Nowa ustawa, którą proponuje minister sprawiedliwości Jarosław Gowin, ma zwiększyć władzę prokuratora w sprawach kadrowych, miałby on także składać sprawozdaniem przed Sejmem, ma być też zlikwidowana Krajowa Rada Prokuratorów. Ziobro komentuje, że PO zmieniając prawo po dwóch latach jego obowiązywania, przyznaje się do błędu. Zmiany proponowane przez Gowina uważa za zmierzające w dobrym kierunku, ale niedostateczne. Chciałby większość prokuratorów „przesunąć na pierwszą linię frontu walki z przestępczością”, bo teraz zajmują się papierkową robotą. Postuluje, aby śledczy się wyspecjalizowali, bo inaczej trudno rozwiązywać skomplikowane problemy. Włączenie prokuratury wojskowej do powszechnej uważa za uzasadnione i sam zamierzał je przeprowadzić.
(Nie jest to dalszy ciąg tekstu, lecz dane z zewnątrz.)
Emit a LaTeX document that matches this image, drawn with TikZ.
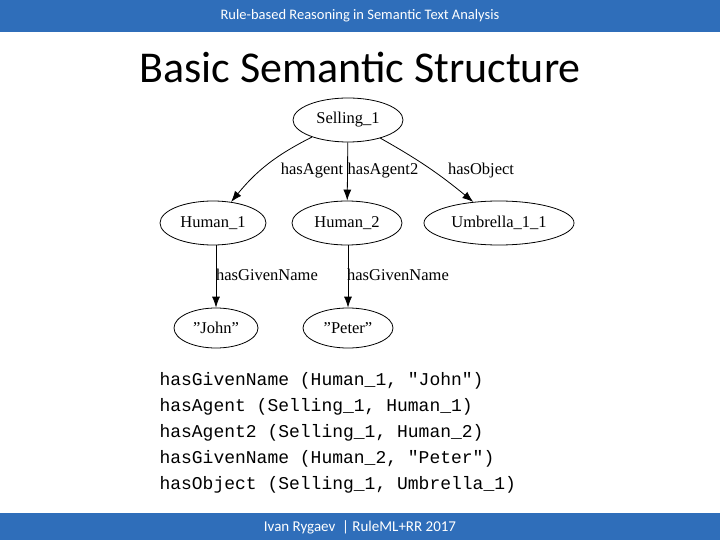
\documentclass[tikz,border=0pt]{standalone}
\usepackage{fontspec}
\setmainfont{Liberation Serif}
\newfontfamily\carfont{Carlito}
\newfontfamily\monofnt{Liberation Mono}
\usetikzlibrary{arrows.meta,shapes.geometric}
\definecolor{barblue}{HTML}{2F6EBA}
\newcommand{\dq}{\symbol{34}}
\begin{document}
\begin{tikzpicture}[x=1pt,y=-1pt,
  nd/.style={draw,ellipse,thick,inner sep=0pt,font=\fontsize{16.5}{16.5}\selectfont},
  ed/.style={draw,thick,-{Latex[length=11pt,width=8pt]}},
  lb/.style={font=\fontsize{16.5}{16.5}\selectfont},
  code/.style={anchor=west,font=\monofnt\fontsize{18}{18}\selectfont}]
\useasboundingbox (0,0) rectangle (720,540);
\fill[barblue] (0,0) rectangle (720,32);
\fill[barblue] (0,513) rectangle (720,540);
\node[text=white,font=\carfont\fontsize{14.5}{14.5}\selectfont] (hdr) at (360,16) {Rule-based Reasoning in Semantic Text Analysis};
\node[text=white,font=\carfont\fontsize{15}{15}\selectfont] (ftr) at (360,527) {Ivan Rygaev \ | RuleML+RR 2017};
\node[font=\carfont\fontsize{44}{44}\selectfont] (title) at (360,67) {Basic Semantic Structure};
\node[nd,minimum width=110pt,minimum height=44pt] (s) at (348,120) {Selling\_1};
\node[nd,minimum width=106pt,minimum height=44pt] (h1) at (213,223) {Human\_1};
\node[nd,minimum width=110pt,minimum height=44pt] (h2) at (347,223) {Human\_2};
\node[nd,minimum width=150pt,minimum height=44pt] (u) at (499,223) {Umbrella\_1\_1};
\node[nd,minimum width=84pt,minimum height=40pt] (j) at (216,328) {\dq John\dq};
\node[nd,minimum width=90pt,minimum height=40pt] (p) at (348,328) {\dq Peter\dq};
\draw[ed] (s) to[bend right=12] (h1);
\draw[ed] (s) -- (h2);
\draw[ed] (s) to[bend left=5] (u);
\draw[ed] (h1.south -| j) -- (j);
\draw[ed] (h2.south -| p) -- (p);
\node[lb] (l1) at (312,171) {hasAgent};
\node[lb] (l2) at (383,171) {hasAgent2};
\node[lb] (l3) at (481,171) {hasObject};
\node[lb] (l4) at (267,275) {hasGivenName};
\node[lb] (l5) at (398,275) {hasGivenName};
\node[code] (c1) at (156,381) {hasGivenName (Human\_1, \dq John\dq)};
\node[code] (c2) at (156,407) {hasAgent (Selling\_1, Human\_1)};
\node[code] (c3) at (156,433) {hasAgent2 (Selling\_1, Human\_2)};
\node[code] (c4) at (156,459) {hasGivenName (Human\_2, \dq Peter\dq)};
\node[code] (c5) at (156,485) {hasObject (Selling\_1, Umbrella\_1)};
\end{tikzpicture}
\end{document}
Ziobro nie zgodził się z Gowinem, że propozycja Solidarnej Polski w sprawie seryjnych przestępców, którym właśnie kończą się kary, oznacza skazywanie ich dwa razy. - Nie proponujemy, by skazywać ich na karę po raz drugi, ale by po odbyciu kary sądy mogły orzec wobec nich zakład zamknięty – powiedział Ziobro. Europoseł SP powiedział, że resort sprawiedliwości ”skopiował” propozycję jego partii, którą wysłano ministrowi, prosząc o wspólne działanie. - Twierdzi, że nasz projekt jest niekonstytucyjny, a jego, skopiowany, jest konstytucyjny – ironizował Ziobro. Polityk stwierdził, że jeśli Gowin zacznie przeprowadzać projekt przez rząd, będzie to trwało bardzo długo, być może kosztem czyjegoś zdrowia i życia, zatem powinien porozumieć się z opozycją sejmową.